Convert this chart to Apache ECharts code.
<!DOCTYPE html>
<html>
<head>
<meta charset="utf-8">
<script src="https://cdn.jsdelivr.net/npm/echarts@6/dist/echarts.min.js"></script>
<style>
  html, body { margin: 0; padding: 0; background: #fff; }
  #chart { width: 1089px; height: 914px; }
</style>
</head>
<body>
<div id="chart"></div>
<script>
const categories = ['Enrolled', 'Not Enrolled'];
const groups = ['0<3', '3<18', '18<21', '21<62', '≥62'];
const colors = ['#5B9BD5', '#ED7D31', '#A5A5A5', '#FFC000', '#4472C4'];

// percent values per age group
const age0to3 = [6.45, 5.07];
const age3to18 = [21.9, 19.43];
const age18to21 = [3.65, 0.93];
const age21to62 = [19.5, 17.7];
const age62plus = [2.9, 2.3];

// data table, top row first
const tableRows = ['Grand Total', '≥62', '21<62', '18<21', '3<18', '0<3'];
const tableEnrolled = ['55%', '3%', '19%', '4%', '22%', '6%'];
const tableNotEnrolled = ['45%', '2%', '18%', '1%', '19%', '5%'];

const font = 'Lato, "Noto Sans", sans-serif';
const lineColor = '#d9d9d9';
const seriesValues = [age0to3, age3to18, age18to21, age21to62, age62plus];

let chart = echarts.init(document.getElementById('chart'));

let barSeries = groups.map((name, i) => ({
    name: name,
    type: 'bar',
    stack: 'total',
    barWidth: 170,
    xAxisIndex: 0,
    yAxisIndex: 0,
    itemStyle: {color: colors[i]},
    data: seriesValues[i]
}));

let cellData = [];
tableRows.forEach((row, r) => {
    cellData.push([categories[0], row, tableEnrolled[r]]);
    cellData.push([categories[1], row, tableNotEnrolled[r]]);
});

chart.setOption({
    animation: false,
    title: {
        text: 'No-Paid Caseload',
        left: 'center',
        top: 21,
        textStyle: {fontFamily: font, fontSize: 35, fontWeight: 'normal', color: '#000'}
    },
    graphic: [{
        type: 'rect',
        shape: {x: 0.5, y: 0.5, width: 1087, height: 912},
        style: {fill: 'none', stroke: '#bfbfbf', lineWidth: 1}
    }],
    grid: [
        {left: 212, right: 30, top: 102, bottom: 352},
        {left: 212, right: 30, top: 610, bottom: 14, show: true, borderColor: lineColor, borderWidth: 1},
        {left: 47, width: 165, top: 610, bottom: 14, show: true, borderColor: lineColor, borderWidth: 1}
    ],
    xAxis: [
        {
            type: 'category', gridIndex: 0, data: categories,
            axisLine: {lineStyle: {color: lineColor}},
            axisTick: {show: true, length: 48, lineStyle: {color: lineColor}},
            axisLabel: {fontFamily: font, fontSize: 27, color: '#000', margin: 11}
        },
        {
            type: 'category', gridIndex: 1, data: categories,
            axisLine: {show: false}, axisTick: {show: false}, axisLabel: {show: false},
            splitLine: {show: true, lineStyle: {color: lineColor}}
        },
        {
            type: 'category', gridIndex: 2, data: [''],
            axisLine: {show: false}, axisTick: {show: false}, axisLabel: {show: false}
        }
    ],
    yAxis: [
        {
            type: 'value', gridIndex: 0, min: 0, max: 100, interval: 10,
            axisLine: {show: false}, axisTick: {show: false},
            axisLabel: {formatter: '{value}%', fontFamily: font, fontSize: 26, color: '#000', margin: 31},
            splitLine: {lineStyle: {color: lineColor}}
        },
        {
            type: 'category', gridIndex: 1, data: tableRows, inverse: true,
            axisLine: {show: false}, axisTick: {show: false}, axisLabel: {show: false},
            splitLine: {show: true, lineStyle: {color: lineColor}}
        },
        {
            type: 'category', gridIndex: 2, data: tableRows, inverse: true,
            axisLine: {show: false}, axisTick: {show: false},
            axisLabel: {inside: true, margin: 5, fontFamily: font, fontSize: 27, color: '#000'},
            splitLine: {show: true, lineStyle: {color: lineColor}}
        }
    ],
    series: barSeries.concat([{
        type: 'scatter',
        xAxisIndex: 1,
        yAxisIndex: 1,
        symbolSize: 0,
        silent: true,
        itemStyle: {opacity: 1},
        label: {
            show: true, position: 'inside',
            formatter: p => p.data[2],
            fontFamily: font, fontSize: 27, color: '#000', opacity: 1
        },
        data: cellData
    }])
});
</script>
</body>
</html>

Your task: Repeat the material word for word from its opening line up to and including the line containing "let chart = echarts.init(document.getElementById('chart'));".

Result of this task:
Convert this chart to Apache ECharts code.
<!DOCTYPE html>
<html>
<head>
<meta charset="utf-8">
<script src="https://cdn.jsdelivr.net/npm/echarts@6/dist/echarts.min.js"></script>
<style>
  html, body { margin: 0; padding: 0; background: #fff; }
  #chart { width: 1089px; height: 914px; }
</style>
</head>
<body>
<div id="chart"></div>
<script>
const categories = ['Enrolled', 'Not Enrolled'];
const groups = ['0<3', '3<18', '18<21', '21<62', '≥62'];
const colors = ['#5B9BD5', '#ED7D31', '#A5A5A5', '#FFC000', '#4472C4'];

// percent values per age group
const age0to3 = [6.45, 5.07];
const age3to18 = [21.9, 19.43];
const age18to21 = [3.65, 0.93];
const age21to62 = [19.5, 17.7];
const age62plus = [2.9, 2.3];

// data table, top row first
const tableRows = ['Grand Total', '≥62', '21<62', '18<21', '3<18', '0<3'];
const tableEnrolled = ['55%', '3%', '19%', '4%', '22%', '6%'];
const tableNotEnrolled = ['45%', '2%', '18%', '1%', '19%', '5%'];

const font = 'Lato, "Noto Sans", sans-serif';
const lineColor = '#d9d9d9';
const seriesValues = [age0to3, age3to18, age18to21, age21to62, age62plus];

let chart = echarts.init(document.getElementById('chart'));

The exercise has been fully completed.